Several of months ago, I decided to stop drinking alcohol.
For a long time I have struggled with a sensitive stomach and I noticed that it got worse being in Argentina—the land of Malbec—where I was falling into a habit of having a glass of wine with dinner every couple of nights. It felt harmless and enjoyable in the moment - better soak it up now while I am surrounded by delicious and inexpensive wine, right?
Then we had friends come into town for a visit, one of whom does not drink. Being around her made me question why I drink. Is drinking *that* important to me? I like the way it tastes and it is nice to kick back and have a glass of wine. But when I really look at it, I realize that I don’t feel good after I drink.
So, after I had that realization and following a whole foods cleanse with Luz Femenina, I decided to challenge myself to go without alcohol for a month just to see what it was like. I was interested to know if it would have an impact on how I had been feeling.

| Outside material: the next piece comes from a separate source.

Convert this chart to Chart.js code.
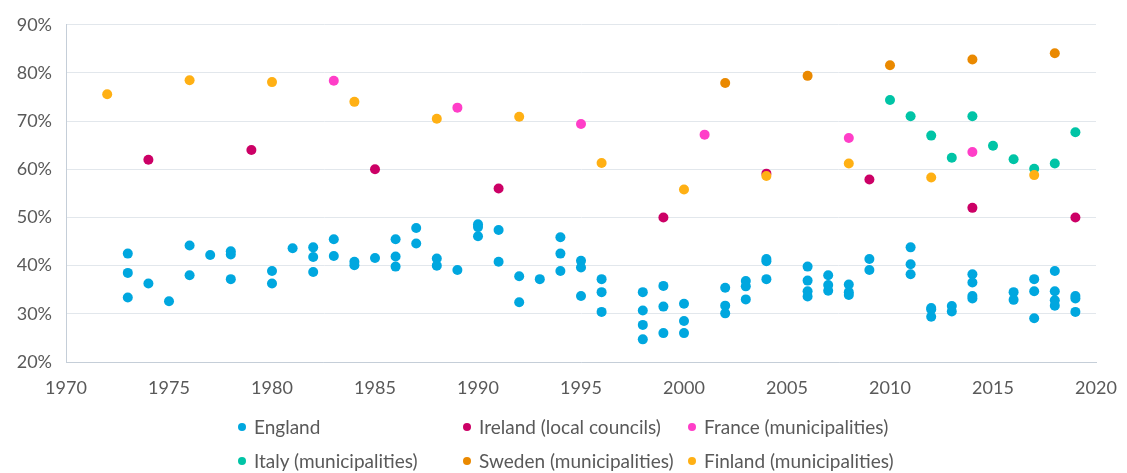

Here is what I noticed when I stopped drinking:
- My gut felt better—no more sour stomach;
- I felt mentally clearer and more alert, especially in the mornings;
- I slept better and I found that I was less “thoughty” at night;
- My emotions felt less volatile and unpredictable;
- And around the time I stopped drinking, I found myself more dedicated to my morning and meditation practices. (I acknowledge that this may not be a direct correlation but there was a connection, for sure.)
Due to these changes, after the month of no alcohol I decided to keep going with it and make it a lifestyle change. I am not overly strict with it, so if I get the urge to have a glass of wine I will have it. Being too harsh or militant with ideals, even when well intentioned, never seems to sit well with me. And when I do have a drink every once in awhile, I am usually reminded why I enjoy NOT drinking. (Side note—Now, that’s a sign that I am on the right track... I don’t miss it all that much and it is not difficult for me to continue.)

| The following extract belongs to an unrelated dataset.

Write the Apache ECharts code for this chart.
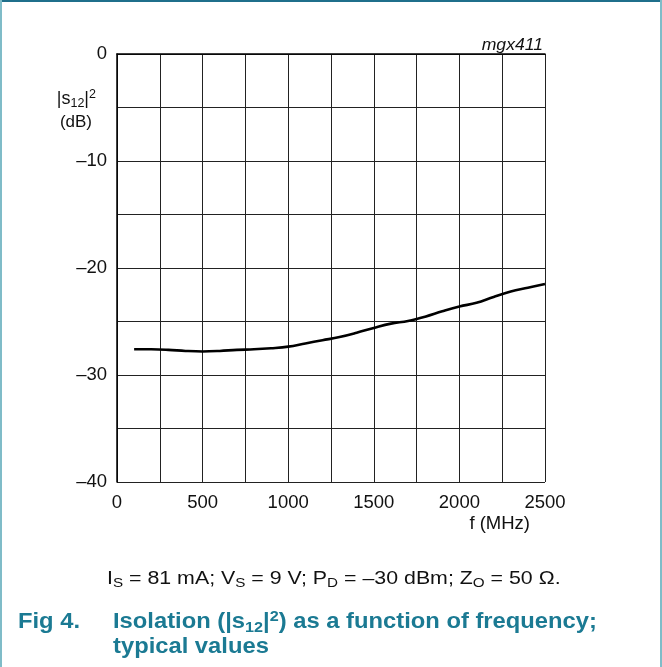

As an example, the other week, my husband and I went out for Peruvian food. And, I must admit, I love me a good Pisco Sour. So, I decided to have one. And I really enjoyed it (thankfully, it wasn’t super strong). But what I didn’t enjoy so much was how I felt afterwards. Since I hadn’t had a drink for awhile, either the side effects were stronger or I was just more aware of the difference. I couldn’t sleep, I was up for awhile thinking and worrying about trivial things. In the morning I was tired and grumpy. And I definitely didn’t want to do my morning routine or mindfulness practice. To me, that was pretty clear evidence for why I should continue to not drink.
So, this whole experience has made me think a lot about the habits, behaviors, and even patterns that we build around our lives. We have these “guilty pleasures” that are so engrained in our daily life that we almost forget why we do them and what impact they may be having. They become mindless habits or even go as far as to become dependencies. And sometimes we may even find that we like the IDEA of it more than the actual act of doing it. I am not just talking about alcohol here, though that is one example. Other examples could be caffeine or sweets. Or even less tangible habits could be negative thought patterns or relationship patterns that we find ourselves in over and over again.
But what if we discharge the emotion around the habit? Take the pleasure out of the guilty pleasure, so to speak. What if we took away the veil so that we can really look at these habits and acknowledge how they are affecting our experiences and health. Then, we have the opportunity to make a conscious decision to change, if that would truly be better for us in the long run.
I am by no means pointing any fingers here or pushing anyone to stop drinking or change their lifestyle. What I am offering is an opening, a chance, a possibility to consider. The possibility of us letting go of some of these harmless little habits that, when we add them all up, take us out of alignment with who we know we are and the life we want to live.
What habits, big or small, might you be able to look at more closely or experiment with to see if you really need them hanging around? Perhaps you will find that, yes, you need this habit right now. And that is really good to know. The power comes in the question, in the openness to look at life without the veil of complacency and to bring awareness to unconscious actions.